The residency house itself also supports work well. The combination of private and shared spaces gives you options depending on how social or solitary your process needs to be. For some artists, that is the entire reason to go somewhere like Kärsämäki: you can actually choose your own tempo.
Who Kärsämäki suits best
Kärsämäki is a strong match for artists who want focus more than buzz. If your practice needs quiet, repetition, and uninterrupted time, the town is a good fit. So are artists who are comfortable with small-town visibility and who don’t mind being in a place where the community may actually know who you are and what you are making.
The residency is especially well suited to:
- Visual artists working on sustained studio projects
- Writers and literary artists
- Sound artists and musicians
- Architects and place-based researchers
- Interdisciplinary artists who can adapt to a rural setting
- Artists who enjoy workshops, talks, and community exchange
If you need a large commercial art scene, endless material suppliers, or daily urban networking, this is probably not the right kind of place. But if you value deep work and a clear environment, it can be exactly right.
Practical planning: travel, living, and season
Kärsämäki is rural, so logistics matter. Public transport exists in the region, but you should expect more planning than you would in a city. A car is not always necessary, but it can make everything easier, especially for groceries, materials, and moving between sites.
Living costs are generally lower than in Finland’s larger cities, but you will still want to budget for self-catering, travel, and materials. In winter, clothing and heating-related needs can matter more than you expect. Finnish rural residencies can be beautifully simple, but the simplicity is easier when you plan for it.
Season also changes the feel of the stay. Winter can be excellent for solitude and concentration, while summer opens up the town’s cultural life and makes movement easier. If you want community interaction, late spring and summer are usually the better choice. If you want quiet and weather as part of the work, colder months can be powerful.
How to make the most of a stay
Go in with a clear project, but leave room for the place to affect it. Kärsämäki works best when you don’t try to force a city rhythm onto a rural setting. Build your plan around the residency’s strengths: long stretches of studio time, a small but engaged community, and the chance to show or test work locally.
A few practical habits help:
- Bring materials with some margin, since local supply options may be limited
- Plan one public-facing activity if the residency invites it
- Use the quieter days for sustained production, not just admin
- Expect the landscape and pace to shape the work, even if that happens slowly
- Check whether your medium needs a specific site, tool, or studio setup before you arrive
Kärsämäki rewards artists who are self-directed but open. You can keep your head down and make a lot of work, or you can engage with the town and let that shape the outcome. The residency works either way, as long as you arrive ready to meet the place on its own terms.

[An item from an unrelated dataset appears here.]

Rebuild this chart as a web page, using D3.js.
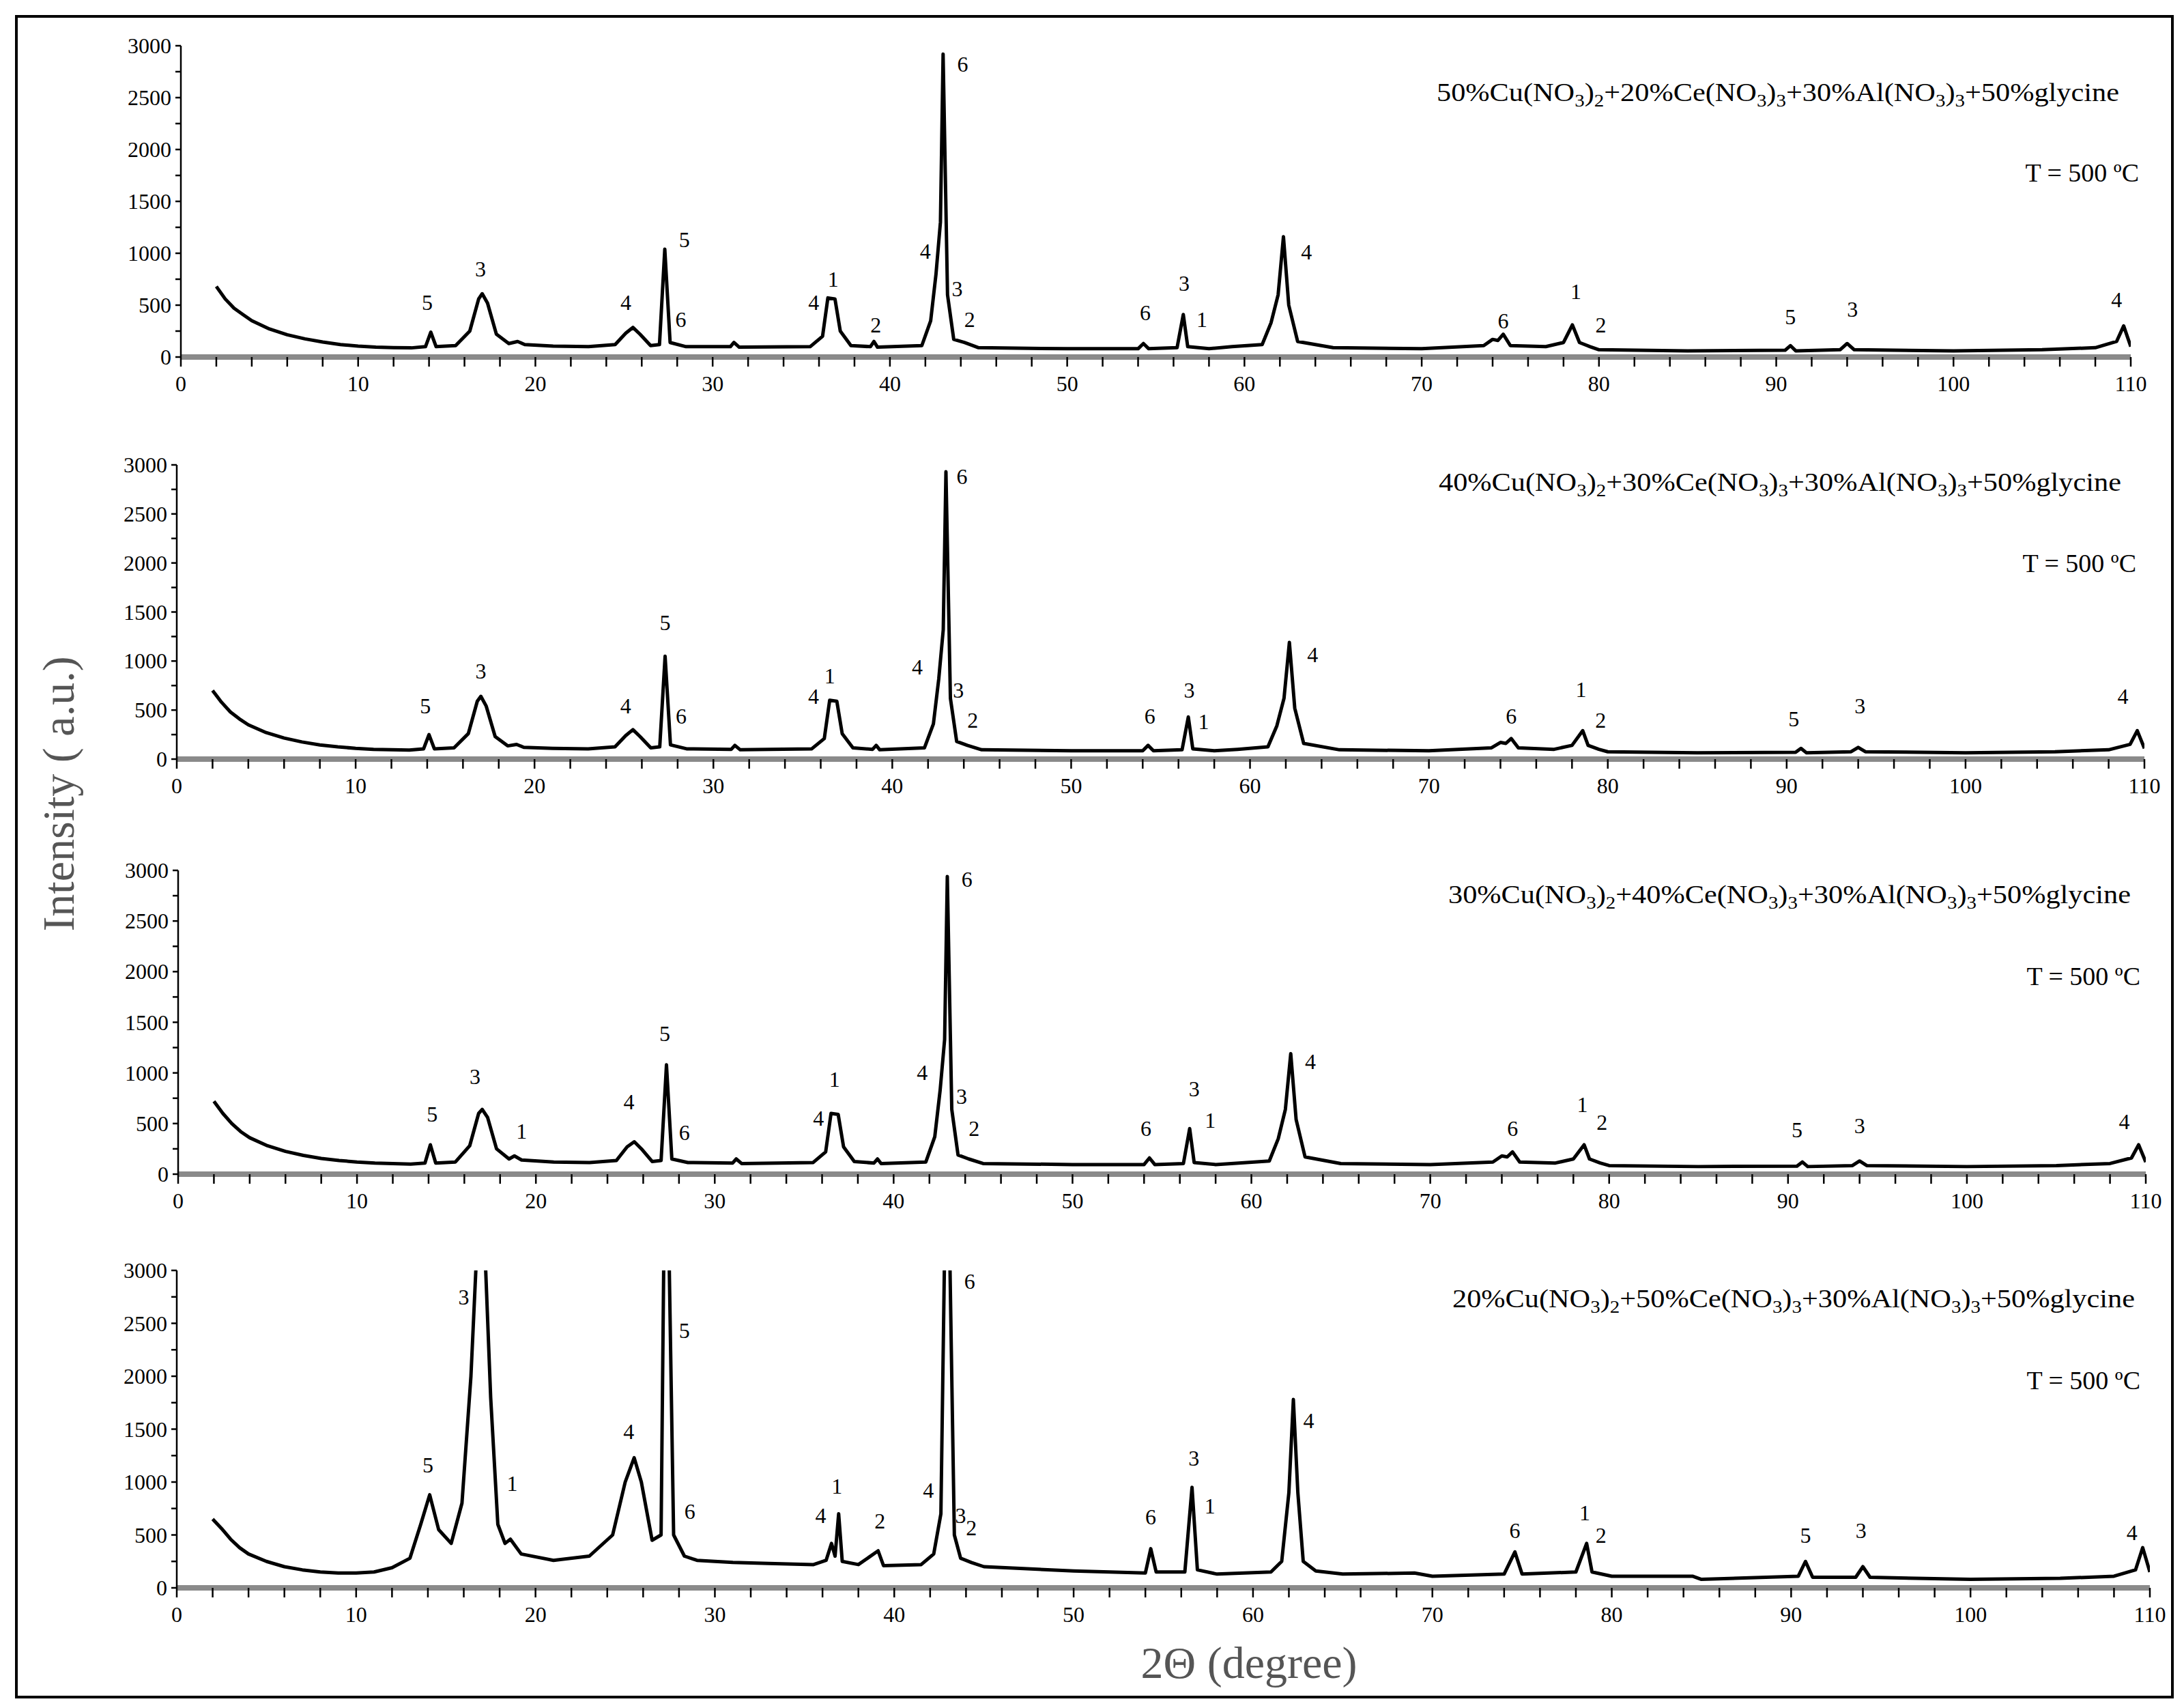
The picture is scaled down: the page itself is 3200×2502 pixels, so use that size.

Residency names to remember
If you are researching Kärsämäki, these are the names that matter:
- AiR Frosterus
- Artist Residence Frosterus
- Kattilakoski Culture Cooperative
- Art House Nahkuri
- Sonic Factory
- ARS Kärsämäki
Kärsämäki is not trying to be everything. That is part of its appeal. It offers a clear, grounded residency environment where you can work, think, and connect without too much noise getting in the way.